大阪・心斎橋。松井さんはシジェームを百貨店で展開するヒントを探るべく動き出していました。

向かったのは大丸心斎橋店。

ブランド出店の決定権を持つ責任者、心斎橋新店計画室MD担当部長の石井康裕さんが出迎えました。

うまくいけばシジェーム出店の可能性が高まります。

シジェームの次のステップとして、できれば心斎橋の新店プロジェクトの中で提案をさせてもらいたいなと。ブランドの箱をきれいに並べるだけでは面白くない。大丸松坂屋の意志で周りのブランドのセンターゾーンを作っていきたい。あのビジネスモデルをプラットフォームにして心斎橋なりのシジェームにしたいと思っている。

ところが、

ギンザシックスの場合は百貨店という形をとっていないからシジェームが成功しつつある。でも心斎橋の場合は新しい百貨店を描かなければならない。どういう百貨店にしていくかという流れの中の「シジェーム」なので、そこは銀座と大きな違い。よく考えないといけない。

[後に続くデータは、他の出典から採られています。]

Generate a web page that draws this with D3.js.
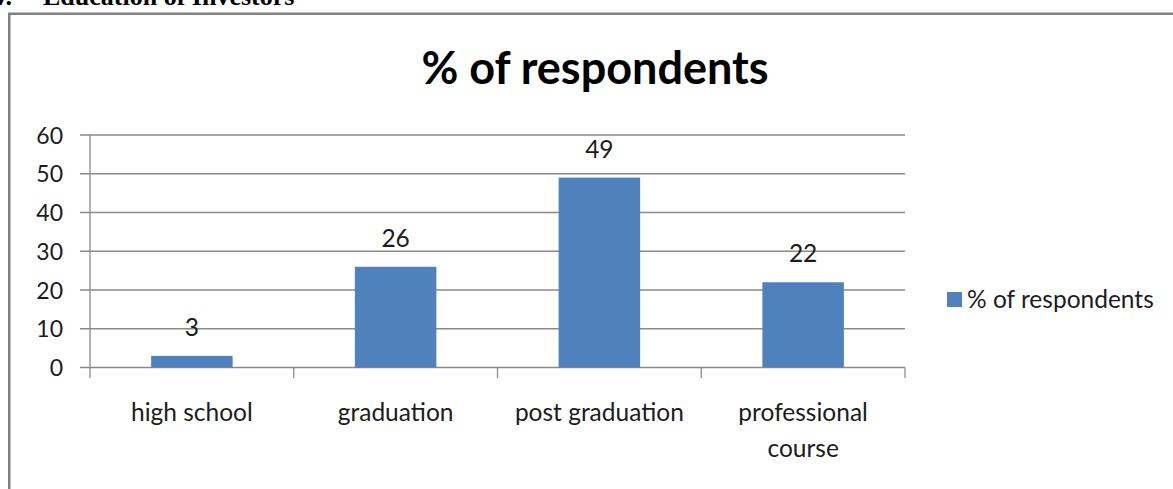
<!DOCTYPE html>
<html>
<head>
<meta charset="utf-8">
<script src="https://cdn.jsdelivr.net/npm/d3@7"></script>
<style>
  html, body { margin: 0; padding: 0; background: #fff; }
  svg { display: block; }
</style>
</head>
<body>
<svg id="chart" width="1173" height="489"></svg>
<script>
const categories = ["high school", "graduation", "post graduation", "professional course"];
const categoryLines = [["high school"], ["graduation"], ["post graduation"], ["professional", "course"]];
const values = [3, 26, 49, 22];
const yTicks = [0, 10, 20, 30, 40, 50, 60];
const seriesName = "% of respondents";
const chartTitle = "% of respondents";

const svg = d3.select("#chart");
const font = "Lato, 'Open Sans', sans-serif";
const textColor = "#1c1c1c";
const gridColor = "#8a8a8a";
const barColor = "#4F81BD";

// heading above (cut off at top edge, as in the source)
svg.append("text").attr("x", 12).attr("y", 5).attr("text-anchor", "end")
  .attr("font-family", "'Liberation Serif', 'Times New Roman', serif").attr("font-weight", "bold")
  .attr("font-size", 26).attr("fill", "#000").text("iv.");
svg.append("text").attr("x", 43).attr("y", 5)
  .attr("font-family", "'Liberation Serif', 'Times New Roman', serif").attr("font-weight", "bold")
  .attr("font-size", 26).attr("fill", "#000").text("Education of Investors");

// chart border
svg.append("rect").attr("x", 9.25).attr("y", 13.75).attr("width", 1200).attr("height", 600)
  .attr("fill", "#fff").attr("stroke", "#808080").attr("stroke-width", 2.5);

const x = d3.scaleBand().domain(categories).range([90, 905]).paddingInner(0.6).paddingOuter(0.3);
const y = d3.scaleLinear().domain([0, 60]).range([367.5, 135]);

// title
svg.append("text").attr("x", 595).attr("y", 84).attr("text-anchor", "middle")
  .attr("font-family", font).attr("font-weight", "bold").attr("font-size", 45)
  .attr("fill", "#000").text(chartTitle);

// gridlines + y ticks
const g = svg.append("g");
yTicks.forEach(t => {
  g.append("line").attr("x1", 80).attr("x2", 905).attr("y1", y(t)).attr("y2", y(t))
    .attr("stroke", gridColor).attr("stroke-width", 1.3);
  g.append("text").attr("x", 63).attr("y", y(t)).attr("dy", "0.37em").attr("text-anchor", "end")
    .attr("font-family", font).attr("font-size", 23).attr("fill", textColor).text(t);
});

// y axis line
g.append("line").attr("x1", 90).attr("x2", 90).attr("y1", y(60)).attr("y2", 378)
  .attr("stroke", gridColor).attr("stroke-width", 1.3);

// category ticks
const step = x.step();
for (let i = 1; i <= categories.length; i++) {
  const xp = 90 + i * step;
  g.append("line").attr("x1", xp).attr("x2", xp).attr("y1", y(0)).attr("y2", 378)
    .attr("stroke", gridColor).attr("stroke-width", 1.3);
}

// bars
svg.append("g").selectAll("rect").data(values).join("rect")
  .attr("x", (d, i) => x(categories[i]))
  .attr("y", d => y(d))
  .attr("width", x.bandwidth())
  .attr("height", d => y(0) - y(d))
  .attr("fill", barColor);

// data labels
svg.append("g").selectAll("text").data(values).join("text")
  .attr("x", (d, i) => x(categories[i]) + x.bandwidth() / 2)
  .attr("y", d => y(d) - 20)
  .attr("text-anchor", "middle")
  .attr("font-family", font).attr("font-size", 24.5).attr("fill", textColor)
  .text(d => d);

// category labels
categories.forEach((c, i) => {
  const cx = x(c) + x.bandwidth() / 2;
  categoryLines[i].forEach((line, j) => {
    svg.append("text").attr("x", cx).attr("y", 421 + j * 36).attr("text-anchor", "middle")
      .attr("font-family", font).attr("font-size", 24.5).attr("fill", textColor).text(line);
  });
});

// legend
svg.append("rect").attr("x", 947).attr("y", 292).attr("width", 15).attr("height", 15).attr("fill", barColor);
svg.append("text").attr("x", 967).attr("y", 307.5)
  .attr("font-family", font).attr("font-size", 24.5).attr("fill", textColor).text(seriesName);
</script>
</body>
</html>
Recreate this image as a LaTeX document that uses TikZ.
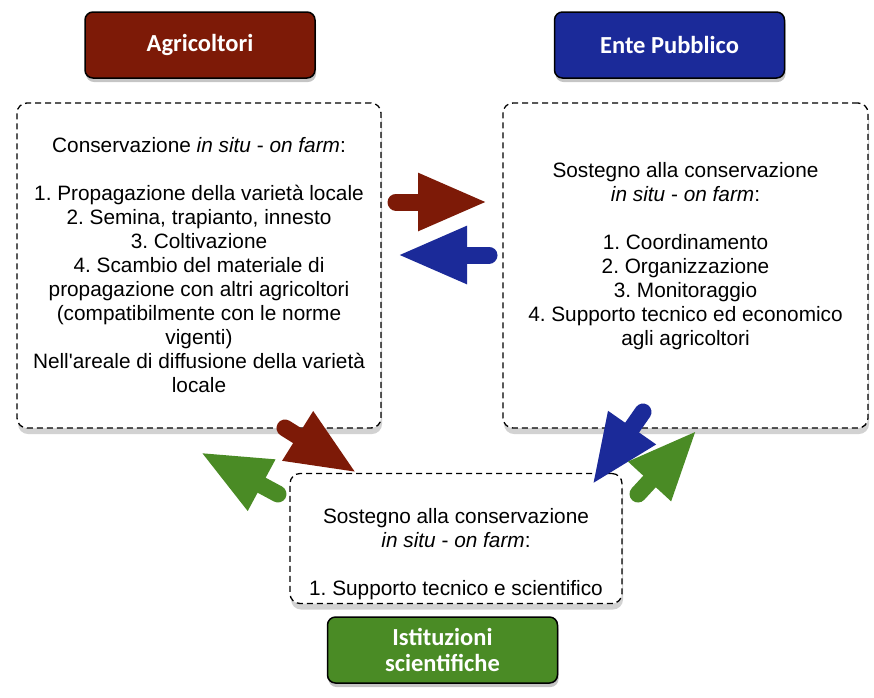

シジェームの成功はギンザシックスあってのこと。百貨店の売り場としては受け入れづらいというのです。

ハードル高いですね。

これまでの百貨店を否定したことで成功しているものの、社内には分厚い壁がありました

今日はたくさん宿題をもらった。また走りながら考えます。

路面店

流行が生まれる街、東京・表参道。

セレクトショップ「シジェーム」の次なる出店をどうするか?

大丸松坂屋の松井さんがやってきました。

空き物件の情報が入ったのです。

これだ。めちゃめちゃいい場所。

外から見える。20坪ないな、面白いかも。場所は間違いない一等地。

松井さんが考えているのは路面店でシジェームを展開すること。集客が見込める場所で認知度を上げ全国展開につなげようというのです。

お客様がなにか新しい発見をしてくれるとか、何かわくわくどきどきしてもらえるようなオリジナリティーのあるショップとしてシジェームという形で展開できれば、そういうものが必要になると思っている。それに見合うだけのブランドを一生懸命育てていきたい。

もう後戻りはできない、生き残りをかけた挑戦が続きます。